Kodandaramaiah and colleagues constructed a robotic arm that lowers a glass pipette into the brain of an anesthetized mouse with micrometer accuracy. While under motion, electrical impedance is measured. If there are no cells around, electricity flows, and impedance is low. When the tip hits a cell, electricity can’t flow as well, and impedance goes up.

With-2 μm steps, the pipette measures impedance 10 times per second. After detecting a cell, it becomes deactivated automatically to prevent it from poking through the membrane, something that a human cannot do, Boyden noted.

Once a cell is detected, the pipette performs suction to form a seal with the cell’s membrane. The electrode breaks through the membrane to record the cell’s internal electrical activity with 90 percent accuracy using the robotic system. It can establish a connection with detected cells about 40 percent of the time.

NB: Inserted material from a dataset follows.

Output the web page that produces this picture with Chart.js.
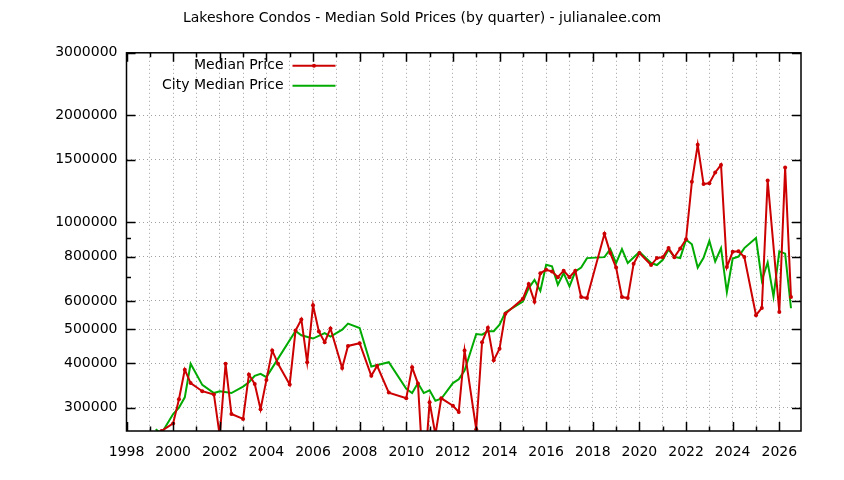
<!DOCTYPE html>
<html>
<head>
<meta charset="utf-8">
<title>Lakeshore Condos - Median Sold Prices</title>
<script src="https://cdn.jsdelivr.net/npm/chart.js@4.4.1/dist/chart.umd.min.js"></script>
<style>
  html, body { margin: 0; padding: 0; background: #fff; }
  #wrap { width: 844px; height: 480px; }
</style>
</head>
<body>
<div id="wrap"><canvas id="priceChart" width="844" height="480"></canvas></div>
<script>
// quarterly medians
const medianYears = [
    1999.5, 2000, 2000.25, 2000.5, 2000.75, 2001.25, 2001.75, 2002, 2002.25, 2002.5,
    2003, 2003.25, 2003.5, 2003.75, 2004, 2004.25, 2004.5, 2005, 2005.25, 2005.5,
    2005.75, 2006, 2006.25, 2006.5, 2006.75, 2007.25, 2007.5, 2008, 2008.5, 2008.75,
    2009.25, 2010, 2010.25, 2010.5, 2010.75, 2011, 2011.25, 2011.5, 2012, 2012.25,
    2012.5, 2013, 2013.25, 2013.5, 2013.75, 2014, 2014.25, 2015, 2015.25, 2015.5,
    2015.75, 2016, 2016.25, 2016.5, 2016.75, 2017, 2017.25, 2017.5, 2017.75, 2018.5,
    2018.75, 2019, 2019.25, 2019.5, 2019.75, 2020, 2020.5, 2020.75, 2021, 2021.25,
    2021.5, 2021.75, 2022, 2022.25, 2022.5, 2022.75, 2023, 2023.25, 2023.5, 2023.75,
    2024, 2024.25, 2024.5, 2025, 2025.25, 2025.5, 2026, 2026.25, 2026.5
];
const medianPrices = [
    258000, 271000, 317000, 384000, 352000, 334000, 327000, 250000, 399000, 288000,
    279000, 372000, 350000, 297000, 359000, 435000, 399000, 349000, 495000, 532000,
    403000, 583000, 492000, 459000, 502000, 388000, 448000, 456000, 369000, 394000,
    331000, 319000, 390000, 351000, 185000, 311000, 252000, 319000, 304000, 292000,
    435000, 261000, 459000, 504000, 408000, 440000, 552000, 608000, 669000, 597000,
    718000, 734000, 726000, 700000, 730000, 700000, 730000, 615000, 611000, 927000,
    818000, 745000, 615000, 611000, 763000, 818000, 757000, 792000, 796000, 845000,
    797000, 843000, 895000, 1299000, 1652000, 1280000, 1288000, 1380000, 1450000, 747000,
    825000, 828000, 798000, 547000, 573000, 1311000, 558000, 1426000, 615000
];

const cityYears = [
    1999.25, 1999.5, 2000, 2000.25, 2000.5, 2000.75, 2001.25, 2001.75, 2002, 2002.5,
    2003, 2003.25, 2003.5, 2003.75, 2004, 2005.25, 2005.5, 2006, 2006.5, 2006.75,
    2007.25, 2007.5, 2008, 2008.5, 2009.25, 2010, 2010.25, 2010.5, 2010.75, 2011,
    2011.25, 2011.5, 2012, 2012.25, 2012.5, 2013, 2013.25, 2013.5, 2013.75, 2014,
    2014.25, 2015, 2015.25, 2015.5, 2015.75, 2016, 2016.25, 2016.5, 2016.75, 2017,
    2017.25, 2017.5, 2017.75, 2018.5, 2018.75, 2019, 2019.25, 2019.5, 2020, 2020.5,
    2020.75, 2021, 2021.25, 2021.5, 2021.75, 2022, 2022.25, 2022.5, 2022.75, 2023,
    2023.25, 2023.5, 2023.75, 2024, 2024.25, 2024.5, 2025, 2025.25, 2025.5, 2025.75,
    2026, 2026.25, 2026.5
];
const cityPrices = [
    261000, 254000, 288000, 300000, 321000, 399000, 348000, 330000, 334000, 330000,
    344000, 354000, 369000, 374000, 366000, 494000, 480000, 470000, 487000, 476000,
    498000, 518000, 503000, 392000, 403000, 339000, 330000, 352000, 330000, 336000,
    314000, 318000, 352000, 361000, 382000, 484000, 482000, 493000, 493000, 514000,
    557000, 597000, 652000, 688000, 640000, 759000, 751000, 666000, 719000, 659000,
    726000, 745000, 792000, 797000, 840000, 767000, 840000, 767000, 824000, 767000,
    757000, 783000, 837000, 798000, 792000, 893000, 866000, 745000, 794000, 886000,
    775000, 845000, 635000, 790000, 800000, 845000, 902000, 685000, 770000, 617000,
    827000, 815000, 572000
];

const yearTicks = [
    1998, 1999, 2000, 2001, 2002, 2003, 2004, 2005, 2006, 2007, 2008, 2009, 2010, 2011,
    2012, 2013, 2014, 2015, 2016, 2017, 2018, 2019, 2020, 2021, 2022, 2023, 2024, 2025, 2026
];
const priceTicks = [300000, 400000, 500000, 600000, 700000, 800000, 900000, 1000000, 1500000, 2000000, 3000000];
const priceLabels = [300000, 400000, 500000, 600000, 800000, 1000000, 1500000, 2000000, 3000000];

const RED = '#cc0000';
const GREEN = '#00aa00';
const FONT = '"DejaVu Sans", Verdana, sans-serif';

function toPoints(xs, ys) {
    return xs.map((x, i) => ({ x: x, y: ys[i] }));
}

// gnuplot style: black frame, inward ticks on all four sides, key top-left
const framePlugin = {
    id: 'frame',
    afterDraw(chart) {
        const ctx = chart.ctx;
        const a = chart.chartArea;
        const xs = chart.scales.x;
        const ys = chart.scales.y;
        ctx.save();
        ctx.strokeStyle = '#000';
        ctx.lineWidth = 1.5;
        ctx.beginPath();
        yearTicks.forEach(v => {
            const px = Math.round(xs.getPixelForValue(v)) + 0.5;
            const len = v % 2 === 0 ? 9 : 4.5;
            ctx.moveTo(px, a.bottom); ctx.lineTo(px, a.bottom - len);
            ctx.moveTo(px, a.top); ctx.lineTo(px, a.top + len);
        });
        priceTicks.forEach(v => {
            const py = Math.round(ys.getPixelForValue(v)) + 0.5;
            const len = priceLabels.includes(v) ? 9 : 4.5;
            ctx.moveTo(a.left, py); ctx.lineTo(a.left + len, py);
            ctx.moveTo(a.right, py); ctx.lineTo(a.right - len, py);
        });
        ctx.stroke();
        ctx.strokeRect(a.left, a.top, a.right - a.left, a.bottom - a.top);

        // key
        ctx.font = '14px ' + FONT;
        ctx.fillStyle = '#000';
        ctx.textAlign = 'right';
        ctx.textBaseline = 'middle';
        const keyX = a.left + 157, lineX0 = a.left + 166, lineX1 = a.left + 209;
        chart.data.datasets.forEach((ds, i) => {
            const ky = a.top + 13 + i * 20;
            ctx.fillText(ds.label, keyX, ky);
            ctx.strokeStyle = ds.borderColor;
            ctx.lineWidth = 2;
            ctx.beginPath();
            ctx.moveTo(lineX0, ky); ctx.lineTo(lineX1, ky);
            ctx.stroke();
            if (ds.pointRadius > 0) {
                ctx.fillStyle = ds.borderColor;
                ctx.beginPath();
                ctx.arc((lineX0 + lineX1) / 2, ky, ds.pointRadius, 0, Math.PI * 2);
                ctx.fill();
                ctx.fillStyle = '#000';
            }
        });
        ctx.restore();
    }
};

new Chart(document.getElementById('priceChart'), {
    type: 'line',
    data: {
        datasets: [
            {
                label: 'Median Price',
                data: toPoints(medianYears, medianPrices),
                borderColor: RED,
                backgroundColor: RED,
                borderWidth: 2,
                pointRadius: 2,
                pointBorderWidth: 0,
                pointBackgroundColor: RED,
                tension: 0
            },
            {
                label: 'City Median Price',
                data: toPoints(cityYears, cityPrices),
                borderColor: GREEN,
                backgroundColor: GREEN,
                borderWidth: 2,
                pointRadius: 0,
                tension: 0
            }
        ]
    },
    options: {
        responsive: false,
        animation: false,
        devicePixelRatio: 1,
        layout: { padding: 0 },
        plugins: {
            legend: { display: false },
            tooltip: { enabled: false },
            title: {
                display: true,
                text: 'Lakeshore Condos - Median Sold Prices (by quarter) - julianalee.com',
                color: '#000',
                font: { family: FONT, size: 14, weight: 'normal' },
                padding: { top: 10, bottom: 26 }
            }
        },
        scales: {
            x: {
                type: 'linear',
                min: 1998,
                max: 2026.93,
                afterBuildTicks: s => { s.ticks = yearTicks.map(v => ({ value: v })); },
                afterFit: s => { s.height = 49; },
                ticks: {
                    autoSkip: false,
                    maxRotation: 0,
                    padding: 13,
                    color: '#000',
                    font: { family: FONT, size: 14 },
                    callback: v => (v % 2 === 0 ? String(v) : '')
                },
                grid: { color: '#a0a0a0', lineWidth: 1, drawTicks: false },
                border: { display: false, dash: [1, 3] }
            },
            y: {
                type: 'logarithmic',
                min: 258000,
                max: 3000000,
                afterBuildTicks: s => { s.ticks = priceTicks.map(v => ({ value: v })); },
                afterFit: s => { s.width = 126.5; },
                ticks: {
                    autoSkip: false,
                    padding: 9,
                    color: '#000',
                    font: { family: FONT, size: 14 },
                    callback: v => (priceLabels.includes(v) ? String(v) : '')
                },
                grid: {
                    color: c => (c.tick && priceLabels.includes(c.tick.value) ? '#a0a0a0' : 'rgba(0,0,0,0)'),
                    lineWidth: 1,
                    drawTicks: false
                },
                border: { display: false, dash: [1, 3] }
            },
            // empty right margin so the title stays centred on the full page
            margin: {
                type: 'linear',
                position: 'right',
                display: true,
                afterFit: s => { s.width = 43; },
                ticks: { display: false },
                grid: { display: false, drawTicks: false },
                border: { display: false }
            }
        }
    },
    plugins: [framePlugin]
});
</script>
</body>
</html>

MIT and Georgia Tech researchers have created a four-step process in which a robotic arm guided by a cell-detecting computer algorithm finds and records information from neurons in the living brain. A pipette is lowered to a target zone in the brain, then advanced until a neuron is detected. A seal is formed between the pipette and the cell, and a small pore is opened in the membrane to record the electrical activity within the cell. (Image: MIT and Georgia Tech)

The scientists also discovered that the method could determine the shape of the cell by injecting a dye; they are now working on extracting a cell’s contents to read its genetic profile.

They created a startup company, Neuromatic Devices, to commercialize the device.

The investigators are now working to scale up the number of electrodes so they can record from multiple neurons at a time to determine how different parts of the brain are connected.

Boyden believes that this is just the beginning of using robotics in neuroscience to study living animals. A robot of this caliber could be used to infuse drugs at targeted points in the brain or to deliver gene therapy vectors. He hopes that it will inspire neuroscientists to pursue other robotic automation for optogenetic applications.

The study appeared in the May 6 issue of Nature Methods.